On MAN OF A THOUSAND FACES

1957 Lon Chaney biopic is a beautifully made classic

Generally speaking, contemporary horror fans tend to associate the name Lon Chaney with the legacy of his son, Lon Chaney Jr, the man who was – and will forever be – Universal’s THE WOLF MAN. But of course, the more seasoned cinephile knows the elder Chaney was one of the founding fathers of special effects and fantasy-film performance art during motion pictures’ pioneering silent birth. He was known as “The Man of a Thousand Faces” and he was indeed just that, a virtuoso creator who literally did it all and perfected the craft of making the most hideous of visages sympathetic, likable and sometimes, even lovable.

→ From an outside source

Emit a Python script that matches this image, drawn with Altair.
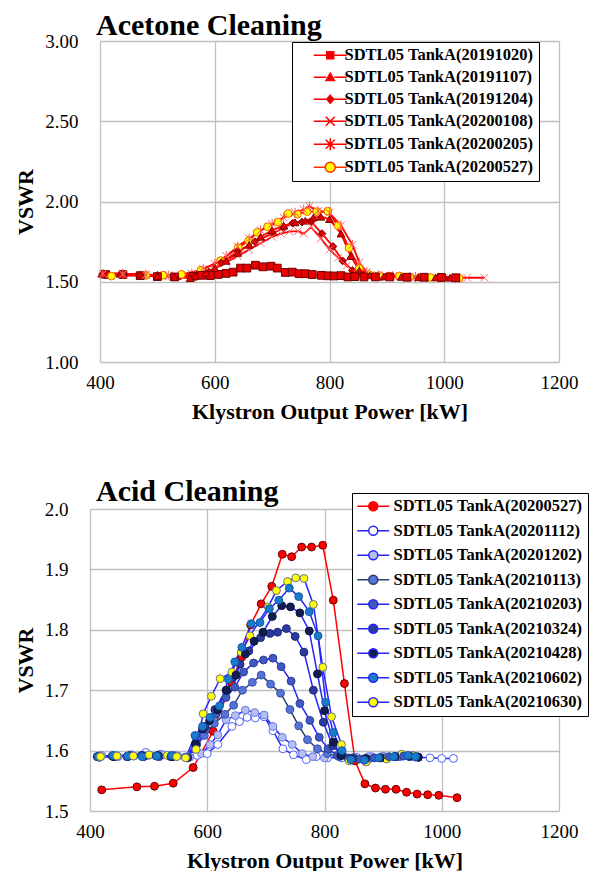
import altair as alt
import pandas as pd

FONT = "Liberation Serif"

# ---------------- Top panel: Acetone Cleaning ----------------
top_names = ["SDTL05 TankA(20191020)", "SDTL05 TankA(20191107)", "SDTL05 TankA(20191204)",
             "SDTL05 TankA(20200108)", "SDTL05 TankA(20200205)", "SDTL05 TankA(20200527)"]

a1_x = [410, 440, 470, 500, 530, 562, 577, 592, 606, 620, 632, 645, 656, 671, 684, 698, 709, 723, 735,
        747, 758, 770, 786, 797, 808, 820, 832, 844, 860, 880, 905, 935, 965, 995, 1020]
a1_y = [1.545, 1.545, 1.538, 1.532, 1.530, 1.534, 1.540, 1.538, 1.546, 1.552, 1.560, 1.585, 1.585, 1.603,
        1.593, 1.597, 1.585, 1.558, 1.560, 1.550, 1.550, 1.545, 1.540, 1.537, 1.536, 1.538, 1.530, 1.532,
        1.530, 1.530, 1.530, 1.528, 1.528, 1.527, 1.525]

a2_x = [403, 435, 470, 500, 530, 557, 566, 585, 600, 620, 640, 660, 680, 700, 720, 740, 758, 772, 785,
        800, 820, 837, 852, 870, 895, 925, 955, 985, 1010]
a2_y = [1.550, 1.550, 1.545, 1.535, 1.530, 1.522, 1.535, 1.555, 1.585, 1.630, 1.680, 1.730, 1.780, 1.820,
        1.850, 1.870, 1.880, 1.900, 1.905, 1.890, 1.800, 1.660, 1.570, 1.540, 1.533, 1.530, 1.528, 1.527, 1.525]

a3_x = [405, 440, 500, 540, 570, 590, 612, 640, 670, 700, 720, 736, 752, 768, 787, 806, 823, 840, 858,
        890, 930, 970, 1000]
a3_y = [1.550, 1.550, 1.540, 1.535, 1.545, 1.560, 1.620, 1.690, 1.750, 1.800, 1.835, 1.865, 1.872, 1.875,
        1.800, 1.720, 1.630, 1.570, 1.540, 1.530, 1.530, 1.525, 1.525]

a4_x = [405, 440, 480, 520, 560, 580, 600, 620, 640, 660, 680, 700, 715, 730, 745, 755, 768, 785, 800,
        815, 830, 848, 870, 900, 950, 1000, 1040, 1070]
a4_y = [1.550, 1.545, 1.540, 1.535, 1.540, 1.560, 1.580, 1.620, 1.660, 1.700, 1.740, 1.780, 1.800, 1.812,
        1.815, 1.800, 1.840, 1.770, 1.700, 1.650, 1.600, 1.550, 1.535, 1.530, 1.530, 1.525, 1.525, 1.525]

a5_x = [405, 440, 480, 520, 560, 580, 600, 620, 640, 660, 680, 700, 720, 740, 755, 765, 780, 800, 820,
        840, 852, 865, 885, 910, 950, 990, 1020]
a5_y = [1.550, 1.550, 1.545, 1.540, 1.550, 1.580, 1.610, 1.660, 1.720, 1.770, 1.820, 1.860, 1.900, 1.930,
        1.950, 1.970, 1.940, 1.930, 1.850, 1.730, 1.620, 1.560, 1.540, 1.535, 1.530, 1.525, 1.520]

# 20200527 (shared by both panels)
r_x = [420, 480, 510, 542, 576, 610, 641, 659, 674, 692, 710, 728, 744, 761, 778, 797, 815, 834, 852,
       869, 887, 904, 922, 940, 958, 976, 995, 1026]
r_y = [1.535, 1.540, 1.541, 1.546, 1.572, 1.632, 1.713, 1.755, 1.808, 1.843, 1.872, 1.925, 1.921, 1.937,
       1.937, 1.940, 1.849, 1.711, 1.583, 1.545, 1.538, 1.536, 1.536, 1.531, 1.528, 1.527, 1.526, 1.522]

# ---------------- Bottom panel: Acid Cleaning ----------------
bot_names = ["SDTL05 TankA(20200527)", "SDTL05 TankA(20201112)", "SDTL05 TankA(20201202)",
             "SDTL05 TankA(20210113)", "SDTL05 TankA(20210203)", "SDTL05 TankA(20210324)",
             "SDTL05 TankA(20210428)", "SDTL05 TankA(20210602)", "SDTL05 TankA(20210630)"]

b1_x = [418, 445, 470, 495, 520, 545, 567, 583, 600, 618, 642, 655, 668, 682, 697, 712, 729, 747, 769,
        786, 805, 830, 855, 880, 905, 930, 955, 980, 1000, 1020]
b1_y = [1.590, 1.592, 1.593, 1.597, 1.594, 1.592, 1.590, 1.592, 1.595, 1.610, 1.640, 1.648, 1.655, 1.654,
        1.656, 1.633, 1.603, 1.593, 1.585, 1.590, 1.588, 1.588, 1.589, 1.590, 1.588, 1.590, 1.589, 1.588,
        1.587, 1.587]

b2_x = [420, 448, 475, 500, 525, 550, 570, 590, 605, 618, 632, 648, 665, 681, 697, 712, 728, 745, 762,
        780, 800, 825, 850, 875, 900, 925, 950]
b2_y = [1.592, 1.590, 1.591, 1.592, 1.593, 1.591, 1.589, 1.595, 1.610, 1.626, 1.651, 1.658, 1.667, 1.663,
        1.659, 1.640, 1.622, 1.610, 1.595, 1.590, 1.588, 1.590, 1.589, 1.590, 1.591, 1.590, 1.592]

b3_x = [412, 440, 465, 490, 515, 540, 565, 580, 595, 612, 630, 645, 660, 677, 692, 708, 725, 741, 756,
        771, 788, 805, 825, 850, 875, 900, 925, 950]
b3_y = [1.590, 1.591, 1.590, 1.592, 1.591, 1.590, 1.588, 1.605, 1.625, 1.645, 1.660, 1.675, 1.700, 1.713,
        1.725, 1.710, 1.695, 1.668, 1.641, 1.618, 1.603, 1.595, 1.590, 1.588, 1.586, 1.588, 1.590, 1.591]

b4_x = [415, 442, 468, 493, 518, 543, 567, 582, 598, 615, 632, 647, 662, 679, 696, 712, 726, 743, 758,
        775, 791, 806, 822, 840, 860, 885, 910, 935, 958]
b4_y = [1.591, 1.590, 1.592, 1.591, 1.590, 1.591, 1.589, 1.610, 1.635, 1.660, 1.688, 1.705, 1.730, 1.745,
        1.750, 1.753, 1.739, 1.715, 1.678, 1.650, 1.622, 1.603, 1.592, 1.588, 1.586, 1.588, 1.590, 1.591,
        1.590]

b5_x = [413, 438, 463, 488, 513, 538, 563, 580, 596, 613, 632, 644, 656, 671, 691, 707, 720, 735, 750,
        765, 781, 798, 814, 830, 848, 870, 895, 920, 945, 960]
b5_y = [1.590, 1.591, 1.590, 1.592, 1.591, 1.590, 1.589, 1.612, 1.640, 1.668, 1.700, 1.721, 1.743, 1.765,
        1.787, 1.794, 1.796, 1.802, 1.789, 1.763, 1.700, 1.647, 1.608, 1.592, 1.587, 1.586, 1.588, 1.590,
        1.590, 1.589]

b6_x = [416, 440, 466, 491, 516, 541, 566, 580, 592, 604, 618, 633, 649, 665, 680, 695, 711, 727, 742,
        758, 774, 788, 800, 815, 828, 845, 870, 895, 920, 945, 960]
b6_y = [1.589, 1.590, 1.591, 1.590, 1.592, 1.590, 1.588, 1.610, 1.636, 1.650, 1.668, 1.700, 1.725, 1.760,
        1.781, 1.796, 1.822, 1.840, 1.838, 1.828, 1.798, 1.727, 1.666, 1.614, 1.592, 1.586, 1.587, 1.588,
        1.590, 1.591, 1.589]

b7_x = [414, 439, 464, 489, 514, 539, 564, 579, 592, 605, 621, 636, 647, 659, 675, 690, 706, 722, 740,
        756, 774, 789, 802, 815, 830, 845, 868, 892, 918, 942, 955]
b7_y = [1.590, 1.592, 1.591, 1.590, 1.591, 1.592, 1.589, 1.625, 1.640, 1.655, 1.674, 1.718, 1.747, 1.771,
        1.810, 1.812, 1.835, 1.849, 1.869, 1.855, 1.830, 1.790, 1.680, 1.630, 1.600, 1.585, 1.584, 1.588,
        1.590, 1.592, 1.590]

b8_x = [418, 446, 474, 501, 532, 548, 563, 581, 593, 607, 622, 642, 658, 673, 704, 718, 737, 751, 765,
        781, 797, 812, 829, 842, 871, 906, 932, 950]
b8_y = [1.590, 1.591, 1.591, 1.593, 1.592, 1.590, 1.588, 1.602, 1.661, 1.690, 1.719, 1.730, 1.763, 1.790,
        1.838, 1.865, 1.880, 1.886, 1.885, 1.842, 1.738, 1.656, 1.610, 1.583, 1.581, 1.586, 1.594, 1.592]

x_ticks = [400, 600, 800, 1000, 1200]
top_y_ticks = [1.0, 1.5, 2.0, 2.5, 3.0]
bot_y_ticks = [1.5, 1.6, 1.7, 1.8, 1.9, 2.0]

# ---------------- styles ----------------
top_line = ["#ff0000"] * 6
top_fill = ["#e80000", "#e80000", "#d80000", "transparent", "transparent", "#ffff00"]
top_mstroke = ["#700000", "#800000", "#800000", "#ff7070", "#ff5a5a", "#ff5a00"]
top_shape = ["square", "triangle-up", "diamond",
             "M-1,-1L1,1M-1,1L1,-1",
             "M-1,-1L1,1M-1,1L1,-1M0,-1.3V1.3",
             "circle"]
top_size = [60, 60, 50, 80, 110, 135]
TL = "M-4.9,0"  # left margin of the legend sample
top_leg = [TL + "M-3.3,0H-0.7M0.7,0H3.3M-0.7,-0.7H0.7V0.7H-0.7Z",
           TL + "M-3.3,0H-0.8M0.8,0H3.3M0,-0.85L0.85,0.65H-0.85Z",
           TL + "M-3.3,0H-0.7M0.7,0H3.3M0,-0.8L0.7,0L0,0.8L-0.7,0Z",
           TL + "M-3.3,0H3.3M-0.9,-0.9L0.9,0.9M-0.9,0.9L0.9,-0.9",
           TL + "M-3.3,0H3.3M-0.9,-0.9L0.9,0.9M-0.9,0.9L0.9,-0.9M0,-1.2V1.2",
           TL + "M-3.3,0H-1M1,0H3.3M1,0A1,1 0 1,1 -1,0A1,1 0 1,1 1,0Z"]
top_leg_stroke = ["#ff0000", "#ff0000", "#ff0000", "#ff0000", "#ff0000", "#ff3000"]

BLUE = "#2424ff"
bot_line = ["#ff0000", BLUE, BLUE, "#2f3f6f", BLUE, BLUE, BLUE, BLUE, BLUE]
bot_fill = ["#ff0000", "#ffffff", "#b4c0f2", "#5573d8", "#3f59c2", "#2a3a9e", "#101e52", "#1a7acc", "#ffff00"]
bot_mstroke = ["#6b0000", "#5060ff", "#6a7ae6", "#3a4ea8", "#2a3e98", "#1c2878", "#0a1436", "#1458a8", "#6a7090"]
circ = "M-3.4,0M-3.2,0H-0.9M0.9,0H3.2M0.9,0A0.9,0.9 0 1,1 -0.9,0A0.9,0.9 0 1,1 0.9,0Z"
bot_leg = [circ] * 9


def long_df(names, xs, ys):
    rows = []
    for n, xa, ya in zip(names, xs, ys):
        for i, (a, b) in enumerate(zip(xa, ya)):
            rows.append({"s": n, "x": a, "y": b, "i": i})
    return pd.DataFrame(rows)


top_df = long_df(top_names, [a1_x, a2_x, a3_x, a4_x, a5_x, r_x], [a1_y, a2_y, a3_y, a4_y, a5_y, r_y])
bot_df = long_df(bot_names, [r_x, b1_x, b2_x, b3_x, b4_x, b5_x, b6_x, b7_x, b8_x],
                 [r_y, b1_y, b2_y, b3_y, b4_y, b5_y, b6_y, b7_y, b8_y])


def panel(df, names, line_c, fill_c, mstroke_c, shapes, sizes, leg_paths, leg_stroke, title,
          ydomain, yticks, yfmt, height, xrange, yoffset, legx, legy, rowpad, symoff, laboff,
          line_w, title_offset):
    xscale = alt.Scale(domain=[400, 1200], range=xrange) if xrange else alt.Scale(domain=[400, 1200])
    X = alt.X("x:Q", scale=xscale,
              axis=alt.Axis(values=x_ticks, title="Klystron Output Power [kW]", format="d",
                            labelFlush=False, labelPadding=11, titlePadding=9))
    Y = alt.Y("y:Q", scale=alt.Scale(domain=ydomain),
              axis=alt.Axis(values=yticks, format=yfmt, title="VSWR", offset=yoffset,
                            labelPadding=22, titlePadding=7))
    base = alt.Chart(df)
    lines = base.mark_line(strokeWidth=line_w).encode(
        x=X, y=Y,
        color=alt.Color("s:N", scale=alt.Scale(domain=names, range=line_c), legend=None),
        order="i:Q")
    pts = base.mark_point(filled=True, opacity=1, strokeWidth=1).encode(
        x=X, y=Y,
        shape=alt.Shape("s:N", scale=alt.Scale(domain=names, range=shapes), legend=None),
        fill=alt.Fill("s:N", scale=alt.Scale(domain=names, range=fill_c), legend=None),
        stroke=alt.Stroke("s:N", scale=alt.Scale(domain=names, range=mstroke_c), legend=None),
        size=alt.Size("s:N", scale=alt.Scale(domain=names, range=sizes), legend=None),
        order="i:Q")
    L = alt.Legend(title=None, orient="none", legendX=legx, legendY=legy, direction="vertical",
                   fillColor="white", strokeColor="black", padding=5,
                   labelFont=FONT, labelFontWeight="bold", labelFontSize=16.5, labelColor="black",
                   labelLimit=0, symbolSize=100, symbolStrokeWidth=1.5, symbolOffset=symoff,
                   labelOffset=laboff, rowPadding=rowpad, symbolOpacity=1)
    leg = base.mark_point(filled=True, opacity=0, strokeWidth=1.5).encode(
        x=X, y=Y,
        shape=alt.Shape("s:N", scale=alt.Scale(domain=names, range=leg_paths), legend=L),
        fill=alt.Fill("s:N", scale=alt.Scale(domain=names, range=fill_c), legend=L),
        stroke=alt.Stroke("s:N", scale=alt.Scale(domain=names, range=leg_stroke), legend=L))
    ch = alt.layer(lines, pts, leg).resolve_scale(
        shape="independent", fill="independent", stroke="independent").properties(
        width=459, height=height,
        title=alt.TitleParams(title, anchor="start", frame="group", font=FONT, fontSize=30,
                              fontWeight="bold", color="black", offset=title_offset, dx=-4))
    return ch


top = panel(top_df, top_names, top_line, top_fill, top_mstroke, top_shape, top_size, top_leg,
            top_leg_stroke, "Acetone Cleaning", [1.0, 3.0], top_y_ticks, ".2f", 321, None, 0,
            192, 1, 5, 25, 6, 1.8, -9)
bot = panel(bot_df, bot_names, bot_line, bot_fill, bot_mstroke, ["circle"] * 9, [62] * 9, bot_leg,
            bot_line, "Acid Cleaning", [1.5, 2.0], bot_y_ticks, ".1f", 302, [-10, 459], 10,
            252, -16, 7.5, 8, 12, 1.5, -14)

chart = alt.vconcat(top, bot, spacing=54).resolve_scale(
    color="independent", shape="independent", fill="independent", stroke="independent",
    size="independent").properties(
    padding={"left": 6, "top": 3, "right": 0, "bottom": 0}
).configure_view(stroke=None).configure_axis(
    labelFont=FONT, labelFontSize=19, labelColor="black", titleFont=FONT, titleFontSize=22,
    titleFontWeight="bold", titleColor="black", grid=True, gridColor="#c0c0c0", gridWidth=1.3,
    domain=False, ticks=False)

chart.save("out.html", embed_options={"renderer": "svg", "actions": False})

In the late 1950s, perhaps due to the birth of television and the renewed interest in monsters, Chaney’s legacy enjoyed a resurgence, with late night horror shows screening Chaney classics like THE PHANTOM OF THE OPERA and THE MAN WHO LAUGHED and magazines like Famous Monsters offering beautifully painted covers of the master’s various guises. Enter Joseph Pevney’s Cheney biopic MAN OF A THOUSAND FACES starring the legendary Jimmy Cagney and co-written by R. Wright Campbell (writer of a handful of classic Roger Corman westerns). The 1957 Universal production was initially criticized for its altering of key facts in Chaney’s life and for the casting of Cagney, who was by this time a bit long-in-the-tooth to play the actor during his youth. But no matter. Time has proven this fine film to be the classic it is and now, thanks to Arrow Video’s licensing of the title for Blu-ray, we can reappraise the picture.

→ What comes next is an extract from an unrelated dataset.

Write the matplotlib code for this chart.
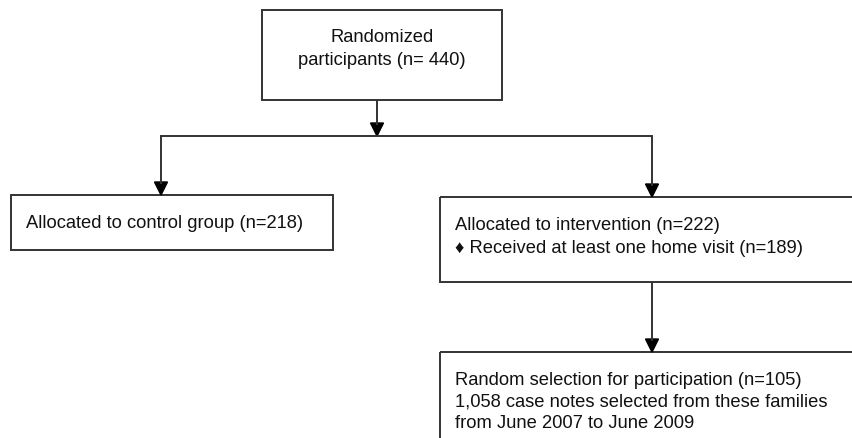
import matplotlib.pyplot as plt
from matplotlib.patches import Rectangle, Polygon

plt.rcParams['font.family'] = ['Liberation Sans', 'DejaVu Sans']

# flowchart content
box_texts = [
    "Randomized\nparticipants (n= 440)",
    "Allocated to control group (n=218)",
    "Allocated to intervention (n=222)\n\u2666 Received at least one home visit (n=189)",
    "Random selection for participation (n=105)\n1,058 case notes selected from these families\nfrom June 2007 to June 2009",
]
# boxes in pixel coords: x0, y0, x1, y1
boxes = [
    (262, 11, 502, 101),
    (11, 196, 333, 251),
    (440, 198, 870, 283),
    (440, 353, 870, 460),
]

fig = plt.figure(figsize=(8.52, 4.39), dpi=100)
ax = fig.add_axes([0, 0, 1, 1])
ax.set_xlim(0, 852)
ax.set_ylim(439, 0)
ax.axis('off')

lc = '#333333'
lw = 1.4

for (x0, y0, x1, y1) in boxes:
    ax.add_patch(Rectangle((x0, y0), x1 - x0, y1 - y0, fill=False,
                           edgecolor=lc, linewidth=lw))

fs = 13.2
tc = '#111111'
ax.text(382, 49, box_texts[0], ha='center', va='center', fontsize=fs,
        linespacing=1.39, color=tc)
ax.text(26, 224, box_texts[1], ha='left', va='center', fontsize=fs, color=tc)
ax.text(455, 237, box_texts[2], ha='left', va='center', fontsize=fs,
        linespacing=1.52, color=tc)
ax.text(455, 402, box_texts[3], ha='left', va='center', fontsize=fs,
        linespacing=1.36, color=tc)


def arrow(x, y0, y1):
    ax.plot([x, x], [y0, y1 - 11], color=lc, lw=lw, solid_capstyle='butt')
    ax.add_patch(Polygon([(x - 6.5, y1 - 13), (x + 6.5, y1 - 13), (x, y1)],
                         closed=True, color='black'))


# connectors
arrow(377, 101, 137)
ax.plot([161, 652], [137, 137], color=lc, lw=lw)
arrow(161, 137, 196)
arrow(652, 137, 198)
arrow(652, 283, 353)

fig.savefig('out.png', dpi=100)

Starting from his earliest days growing up with deaf parents to his entrance into vaudeville, MAN OF A THOUSAND FACES paints Chaney as a kind of saint, a leaning that was of its time and is today forgivable. Still, even despite the obvious simplicity of Pevney’s portrait, the look at Chaney’s love for his family and empathy at the social plight of those with handicaps is profound and lays the groundwork for the emotionally complex characters he would eventually create on-screen. And his tumultuous relationship with his first wife and mother of his son Creighton (the later-to-be re-christened Lon Chaney Jr.) is, when seen from today’s more forward thinking feminist perspective, a glaring condemnation of both parties. Chaney’s wife (played by CREEPSHOW 2’s Dorothy Malone) is initially horrified by Chaney’s deaf parents and treats the family poorly due to her fear that her child might be born the same way. But though the film positions her as the heavy, we can understand her confusion at not being informed of her in-laws earlier and later, when Chaney goes back to work, removing his actress partner from her stage and turning her into a housewife, we can comprehend her creative stifling and miseries. Both Malone and Cagney sell this doomed relationship and again, it serves only to color the career Chaney would soon have.

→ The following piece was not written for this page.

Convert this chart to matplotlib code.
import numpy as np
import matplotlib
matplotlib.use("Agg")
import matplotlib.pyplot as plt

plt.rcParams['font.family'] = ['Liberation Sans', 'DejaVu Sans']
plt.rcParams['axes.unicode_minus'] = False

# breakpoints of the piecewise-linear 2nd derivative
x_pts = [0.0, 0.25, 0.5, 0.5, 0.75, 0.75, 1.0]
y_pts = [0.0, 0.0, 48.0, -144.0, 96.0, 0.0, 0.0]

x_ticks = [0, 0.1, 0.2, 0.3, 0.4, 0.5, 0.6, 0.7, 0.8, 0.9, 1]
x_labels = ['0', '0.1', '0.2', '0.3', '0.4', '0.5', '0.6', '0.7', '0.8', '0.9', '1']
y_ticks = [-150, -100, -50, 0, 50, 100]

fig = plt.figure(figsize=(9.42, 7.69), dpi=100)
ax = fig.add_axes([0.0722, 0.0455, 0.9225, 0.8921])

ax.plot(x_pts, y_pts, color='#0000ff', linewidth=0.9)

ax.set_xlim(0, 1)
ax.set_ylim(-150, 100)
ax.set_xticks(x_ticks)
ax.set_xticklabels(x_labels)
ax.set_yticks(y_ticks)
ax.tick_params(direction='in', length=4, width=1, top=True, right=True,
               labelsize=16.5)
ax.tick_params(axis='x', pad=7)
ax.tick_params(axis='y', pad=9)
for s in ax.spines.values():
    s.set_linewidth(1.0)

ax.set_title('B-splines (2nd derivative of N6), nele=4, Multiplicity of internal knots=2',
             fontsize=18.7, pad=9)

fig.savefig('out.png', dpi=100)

The biggest valid issues anyone might have with MAN OF A THOUSAND FACES do not lie with its impressions of truths, nor the fine performances but rather with the poorly realized make-up effects of Chaney’s key characters, from Eric the Phantom, to The Hunchback of Notre Dame. Chaney’s skills rested with the fact that minimal make-ups, wires and deft facial contortions are what made his work so arresting. Here, we have cheap masks and globby appliances dishonoring their source work, the likes of which were done for a fraction of the cost nearly forty years earlier.

Still, if you can suspend your disbelief, the lousy make-up doesn’t detract from how beautiful, moving and loving a tribute to Chaney’s legacy MAN OF A THOUSAND FACES remains. Arrow pads this top-drawer release with a typically insightful commentary by Tim Lucas and a lively video chat with author and horror scholar Kim Newman. It’s an essential piece of horror movie history hiding in the guise of a wonderful drama.